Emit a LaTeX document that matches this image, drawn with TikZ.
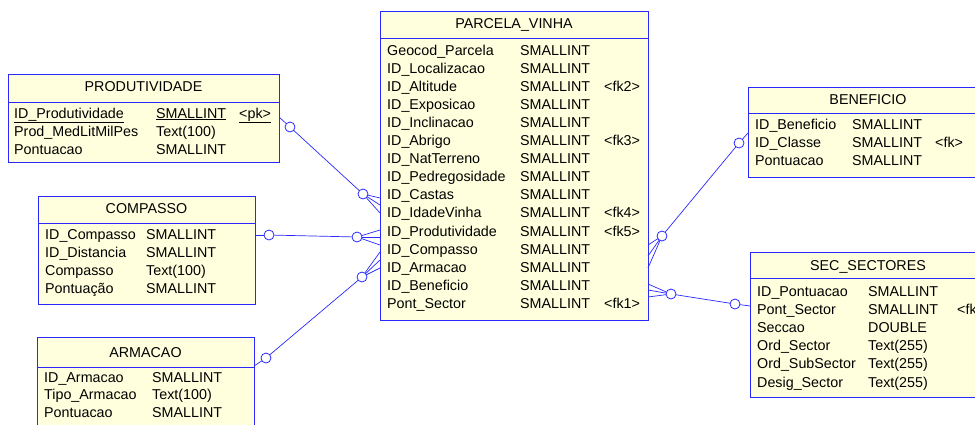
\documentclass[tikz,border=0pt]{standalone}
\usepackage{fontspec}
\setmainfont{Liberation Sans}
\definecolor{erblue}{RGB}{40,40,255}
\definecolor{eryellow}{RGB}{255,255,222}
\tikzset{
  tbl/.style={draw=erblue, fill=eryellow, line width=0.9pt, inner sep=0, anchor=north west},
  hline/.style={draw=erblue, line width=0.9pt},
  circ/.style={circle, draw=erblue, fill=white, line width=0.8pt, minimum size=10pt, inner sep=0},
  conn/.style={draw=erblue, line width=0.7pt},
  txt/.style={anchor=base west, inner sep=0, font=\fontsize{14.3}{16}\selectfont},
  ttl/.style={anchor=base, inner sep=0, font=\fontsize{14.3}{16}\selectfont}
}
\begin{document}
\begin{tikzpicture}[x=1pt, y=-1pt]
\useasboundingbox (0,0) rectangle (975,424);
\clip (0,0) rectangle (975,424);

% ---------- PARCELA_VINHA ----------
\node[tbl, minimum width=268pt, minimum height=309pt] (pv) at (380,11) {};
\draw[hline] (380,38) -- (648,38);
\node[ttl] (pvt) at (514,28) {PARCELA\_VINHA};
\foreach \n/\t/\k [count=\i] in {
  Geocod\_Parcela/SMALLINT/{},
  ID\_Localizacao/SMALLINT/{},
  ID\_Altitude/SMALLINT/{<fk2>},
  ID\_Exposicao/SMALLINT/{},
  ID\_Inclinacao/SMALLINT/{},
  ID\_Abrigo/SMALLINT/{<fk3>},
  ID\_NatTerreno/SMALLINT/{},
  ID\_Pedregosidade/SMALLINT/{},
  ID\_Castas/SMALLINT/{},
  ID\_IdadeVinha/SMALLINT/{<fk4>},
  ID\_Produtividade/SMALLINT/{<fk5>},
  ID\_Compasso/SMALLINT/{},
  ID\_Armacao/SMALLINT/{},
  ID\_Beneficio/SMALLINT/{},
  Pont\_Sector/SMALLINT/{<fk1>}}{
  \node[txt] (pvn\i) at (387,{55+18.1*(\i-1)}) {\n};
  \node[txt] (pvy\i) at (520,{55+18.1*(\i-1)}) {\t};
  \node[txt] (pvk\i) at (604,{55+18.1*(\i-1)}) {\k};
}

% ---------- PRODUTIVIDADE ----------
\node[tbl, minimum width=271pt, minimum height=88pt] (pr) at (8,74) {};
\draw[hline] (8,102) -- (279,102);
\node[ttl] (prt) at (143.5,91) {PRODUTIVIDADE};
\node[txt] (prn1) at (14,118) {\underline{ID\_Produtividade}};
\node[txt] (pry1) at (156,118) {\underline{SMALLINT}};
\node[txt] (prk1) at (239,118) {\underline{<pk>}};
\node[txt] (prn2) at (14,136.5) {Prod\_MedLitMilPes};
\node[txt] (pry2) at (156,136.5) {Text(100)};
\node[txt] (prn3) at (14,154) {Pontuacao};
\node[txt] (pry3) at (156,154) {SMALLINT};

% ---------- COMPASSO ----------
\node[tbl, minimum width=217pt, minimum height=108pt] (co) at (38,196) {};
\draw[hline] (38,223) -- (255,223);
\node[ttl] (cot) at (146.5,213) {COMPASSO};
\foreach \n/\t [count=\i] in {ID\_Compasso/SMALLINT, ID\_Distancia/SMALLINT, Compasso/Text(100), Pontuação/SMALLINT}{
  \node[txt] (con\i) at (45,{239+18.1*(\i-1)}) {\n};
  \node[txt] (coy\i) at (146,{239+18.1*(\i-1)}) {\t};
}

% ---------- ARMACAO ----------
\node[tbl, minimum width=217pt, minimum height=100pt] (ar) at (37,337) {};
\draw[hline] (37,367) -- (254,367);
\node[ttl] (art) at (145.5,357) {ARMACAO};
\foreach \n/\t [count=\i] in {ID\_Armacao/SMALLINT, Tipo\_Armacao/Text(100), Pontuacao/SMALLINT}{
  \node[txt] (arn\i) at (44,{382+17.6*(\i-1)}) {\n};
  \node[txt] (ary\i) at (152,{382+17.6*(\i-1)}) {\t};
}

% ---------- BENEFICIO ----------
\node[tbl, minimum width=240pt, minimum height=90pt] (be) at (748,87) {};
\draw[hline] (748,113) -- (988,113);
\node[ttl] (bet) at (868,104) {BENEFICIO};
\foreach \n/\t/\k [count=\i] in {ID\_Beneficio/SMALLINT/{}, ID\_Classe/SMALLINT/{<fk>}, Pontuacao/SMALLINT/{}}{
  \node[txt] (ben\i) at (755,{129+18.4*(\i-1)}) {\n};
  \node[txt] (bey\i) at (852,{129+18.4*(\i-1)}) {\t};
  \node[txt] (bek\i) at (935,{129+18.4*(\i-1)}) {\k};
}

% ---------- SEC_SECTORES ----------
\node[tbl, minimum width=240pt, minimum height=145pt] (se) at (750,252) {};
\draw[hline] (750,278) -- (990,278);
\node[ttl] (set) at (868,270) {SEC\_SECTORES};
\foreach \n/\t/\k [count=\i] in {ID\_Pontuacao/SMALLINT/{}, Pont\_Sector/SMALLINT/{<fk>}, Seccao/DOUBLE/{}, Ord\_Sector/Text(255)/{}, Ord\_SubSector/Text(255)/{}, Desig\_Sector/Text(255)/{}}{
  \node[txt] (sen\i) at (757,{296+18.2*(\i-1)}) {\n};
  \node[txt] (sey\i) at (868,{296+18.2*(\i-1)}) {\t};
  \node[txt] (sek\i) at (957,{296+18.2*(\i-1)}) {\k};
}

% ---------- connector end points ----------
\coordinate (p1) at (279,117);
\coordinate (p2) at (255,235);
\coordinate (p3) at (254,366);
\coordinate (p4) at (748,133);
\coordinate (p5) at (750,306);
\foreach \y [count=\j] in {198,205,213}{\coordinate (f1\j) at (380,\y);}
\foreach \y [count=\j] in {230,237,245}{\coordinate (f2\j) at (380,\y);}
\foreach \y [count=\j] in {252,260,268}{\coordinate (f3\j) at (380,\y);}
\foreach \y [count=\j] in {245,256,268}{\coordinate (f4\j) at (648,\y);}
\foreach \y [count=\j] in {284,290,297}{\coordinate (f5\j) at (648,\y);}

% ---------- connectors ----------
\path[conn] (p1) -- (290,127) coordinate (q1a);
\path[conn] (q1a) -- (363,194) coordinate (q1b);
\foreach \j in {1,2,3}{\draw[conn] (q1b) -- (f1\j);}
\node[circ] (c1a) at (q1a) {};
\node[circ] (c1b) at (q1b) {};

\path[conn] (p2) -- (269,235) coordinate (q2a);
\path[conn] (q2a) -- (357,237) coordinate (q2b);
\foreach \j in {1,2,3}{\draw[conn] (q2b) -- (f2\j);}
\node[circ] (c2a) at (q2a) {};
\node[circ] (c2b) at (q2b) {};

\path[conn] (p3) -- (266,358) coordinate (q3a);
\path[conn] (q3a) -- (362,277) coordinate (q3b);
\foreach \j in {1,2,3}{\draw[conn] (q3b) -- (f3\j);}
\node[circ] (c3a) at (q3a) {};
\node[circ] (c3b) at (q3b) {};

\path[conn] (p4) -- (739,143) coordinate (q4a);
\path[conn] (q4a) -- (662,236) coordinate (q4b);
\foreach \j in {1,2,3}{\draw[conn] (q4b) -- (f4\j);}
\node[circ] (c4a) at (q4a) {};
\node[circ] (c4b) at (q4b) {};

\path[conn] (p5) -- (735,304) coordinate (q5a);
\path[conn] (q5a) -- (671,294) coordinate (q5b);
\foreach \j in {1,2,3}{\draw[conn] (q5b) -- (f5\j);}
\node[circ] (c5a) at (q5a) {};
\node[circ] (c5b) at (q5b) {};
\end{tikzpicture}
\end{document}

***

• [PROBLEM TO SOLVE] Copy every line of the data exactly as written, excluding the pictures.

• [OUTPUT OF THE EXERCISE]
Emit a LaTeX document that matches this image, drawn with TikZ.
\documentclass[tikz,border=0pt]{standalone}
\usepackage{fontspec}
\setmainfont{Liberation Sans}
\definecolor{erblue}{RGB}{40,40,255}
\definecolor{eryellow}{RGB}{255,255,222}
\tikzset{
  tbl/.style={draw=erblue, fill=eryellow, line width=0.9pt, inner sep=0, anchor=north west},
  hline/.style={draw=erblue, line width=0.9pt},
  circ/.style={circle, draw=erblue, fill=white, line width=0.8pt, minimum size=10pt, inner sep=0},
  conn/.style={draw=erblue, line width=0.7pt},
  txt/.style={anchor=base west, inner sep=0, font=\fontsize{14.3}{16}\selectfont},
  ttl/.style={anchor=base, inner sep=0, font=\fontsize{14.3}{16}\selectfont}
}
\begin{document}
\begin{tikzpicture}[x=1pt, y=-1pt]
\useasboundingbox (0,0) rectangle (975,424);
\clip (0,0) rectangle (975,424);

% ---------- PARCELA_VINHA ----------
\node[tbl, minimum width=268pt, minimum height=309pt] (pv) at (380,11) {};
\draw[hline] (380,38) -- (648,38);
\node[ttl] (pvt) at (514,28) {PARCELA\_VINHA};
\foreach \n/\t/\k [count=\i] in {
  Geocod\_Parcela/SMALLINT/{},
  ID\_Localizacao/SMALLINT/{},
  ID\_Altitude/SMALLINT/{<fk2>},
  ID\_Exposicao/SMALLINT/{},
  ID\_Inclinacao/SMALLINT/{},
  ID\_Abrigo/SMALLINT/{<fk3>},
  ID\_NatTerreno/SMALLINT/{},
  ID\_Pedregosidade/SMALLINT/{},
  ID\_Castas/SMALLINT/{},
  ID\_IdadeVinha/SMALLINT/{<fk4>},
  ID\_Produtividade/SMALLINT/{<fk5>},
  ID\_Compasso/SMALLINT/{},
  ID\_Armacao/SMALLINT/{},
  ID\_Beneficio/SMALLINT/{},
  Pont\_Sector/SMALLINT/{<fk1>}}{
  \node[txt] (pvn\i) at (387,{55+18.1*(\i-1)}) {\n};
  \node[txt] (pvy\i) at (520,{55+18.1*(\i-1)}) {\t};
  \node[txt] (pvk\i) at (604,{55+18.1*(\i-1)}) {\k};
}

% ---------- PRODUTIVIDADE ----------
\node[tbl, minimum width=271pt, minimum height=88pt] (pr) at (8,74) {};
\draw[hline] (8,102) -- (279,102);
\node[ttl] (prt) at (143.5,91) {PRODUTIVIDADE};
\node[txt] (prn1) at (14,118) {\underline{ID\_Produtividade}};
\node[txt] (pry1) at (156,118) {\underline{SMALLINT}};
\node[txt] (prk1) at (239,118) {\underline{<pk>}};
\node[txt] (prn2) at (14,136.5) {Prod\_MedLitMilPes};
\node[txt] (pry2) at (156,136.5) {Text(100)};
\node[txt] (prn3) at (14,154) {Pontuacao};
\node[txt] (pry3) at (156,154) {SMALLINT};

% ---------- COMPASSO ----------
\node[tbl, minimum width=217pt, minimum height=108pt] (co) at (38,196) {};
\draw[hline] (38,223) -- (255,223);
\node[ttl] (cot) at (146.5,213) {COMPASSO};
\foreach \n/\t [count=\i] in {ID\_Compasso/SMALLINT, ID\_Distancia/SMALLINT, Compasso/Text(100), Pontuação/SMALLINT}{
  \node[txt] (con\i) at (45,{239+18.1*(\i-1)}) {\n};
  \node[txt] (coy\i) at (146,{239+18.1*(\i-1)}) {\t};
}

% ---------- ARMACAO ----------
\node[tbl, minimum width=217pt, minimum height=100pt] (ar) at (37,337) {};
\draw[hline] (37,367) -- (254,367);
\node[ttl] (art) at (145.5,357) {ARMACAO};
\foreach \n/\t [count=\i] in {ID\_Armacao/SMALLINT, Tipo\_Armacao/Text(100), Pontuacao/SMALLINT}{
  \node[txt] (arn\i) at (44,{382+17.6*(\i-1)}) {\n};
  \node[txt] (ary\i) at (152,{382+17.6*(\i-1)}) {\t};
}

% ---------- BENEFICIO ----------
\node[tbl, minimum width=240pt, minimum height=90pt] (be) at (748,87) {};
\draw[hline] (748,113) -- (988,113);
\node[ttl] (bet) at (868,104) {BENEFICIO};
\foreach \n/\t/\k [count=\i] in {ID\_Beneficio/SMALLINT/{}, ID\_Classe/SMALLINT/{<fk>}, Pontuacao/SMALLINT/{}}{
  \node[txt] (ben\i) at (755,{129+18.4*(\i-1)}) {\n};
  \node[txt] (bey\i) at (852,{129+18.4*(\i-1)}) {\t};
  \node[txt] (bek\i) at (935,{129+18.4*(\i-1)}) {\k};
}

% ---------- SEC_SECTORES ----------
\node[tbl, minimum width=240pt, minimum height=145pt] (se) at (750,252) {};
\draw[hline] (750,278) -- (990,278);
\node[ttl] (set) at (868,270) {SEC\_SECTORES};
\foreach \n/\t/\k [count=\i] in {ID\_Pontuacao/SMALLINT/{}, Pont\_Sector/SMALLINT/{<fk>}, Seccao/DOUBLE/{}, Ord\_Sector/Text(255)/{}, Ord\_SubSector/Text(255)/{}, Desig\_Sector/Text(255)/{}}{
  \node[txt] (sen\i) at (757,{296+18.2*(\i-1)}) {\n};
  \node[txt] (sey\i) at (868,{296+18.2*(\i-1)}) {\t};
  \node[txt] (sek\i) at (957,{296+18.2*(\i-1)}) {\k};
}

% ---------- connector end points ----------
\coordinate (p1) at (279,117);
\coordinate (p2) at (255,235);
\coordinate (p3) at (254,366);
\coordinate (p4) at (748,133);
\coordinate (p5) at (750,306);
\foreach \y [count=\j] in {198,205,213}{\coordinate (f1\j) at (380,\y);}
\foreach \y [count=\j] in {230,237,245}{\coordinate (f2\j) at (380,\y);}
\foreach \y [count=\j] in {252,260,268}{\coordinate (f3\j) at (380,\y);}
\foreach \y [count=\j] in {245,256,268}{\coordinate (f4\j) at (648,\y);}
\foreach \y [count=\j] in {284,290,297}{\coordinate (f5\j) at (648,\y);}

% ---------- connectors ----------
\path[conn] (p1) -- (290,127) coordinate (q1a);
\path[conn] (q1a) -- (363,194) coordinate (q1b);
\foreach \j in {1,2,3}{\draw[conn] (q1b) -- (f1\j);}
\node[circ] (c1a) at (q1a) {};
\node[circ] (c1b) at (q1b) {};

\path[conn] (p2) -- (269,235) coordinate (q2a);
\path[conn] (q2a) -- (357,237) coordinate (q2b);
\foreach \j in {1,2,3}{\draw[conn] (q2b) -- (f2\j);}
\node[circ] (c2a) at (q2a) {};
\node[circ] (c2b) at (q2b) {};

\path[conn] (p3) -- (266,358) coordinate (q3a);
\path[conn] (q3a) -- (362,277) coordinate (q3b);
\foreach \j in {1,2,3}{\draw[conn] (q3b) -- (f3\j);}
\node[circ] (c3a) at (q3a) {};
\node[circ] (c3b) at (q3b) {};

\path[conn] (p4) -- (739,143) coordinate (q4a);
\path[conn] (q4a) -- (662,236) coordinate (q4b);
\foreach \j in {1,2,3}{\draw[conn] (q4b) -- (f4\j);}
\node[circ] (c4a) at (q4a) {};
\node[circ] (c4b) at (q4b) {};

\path[conn] (p5) -- (735,304) coordinate (q5a);
\path[conn] (q5a) -- (671,294) coordinate (q5b);
\foreach \j in {1,2,3}{\draw[conn] (q5b) -- (f5\j);}
\node[circ] (c5a) at (q5a) {};
\node[circ] (c5b) at (q5b) {};
\end{tikzpicture}
\end{document}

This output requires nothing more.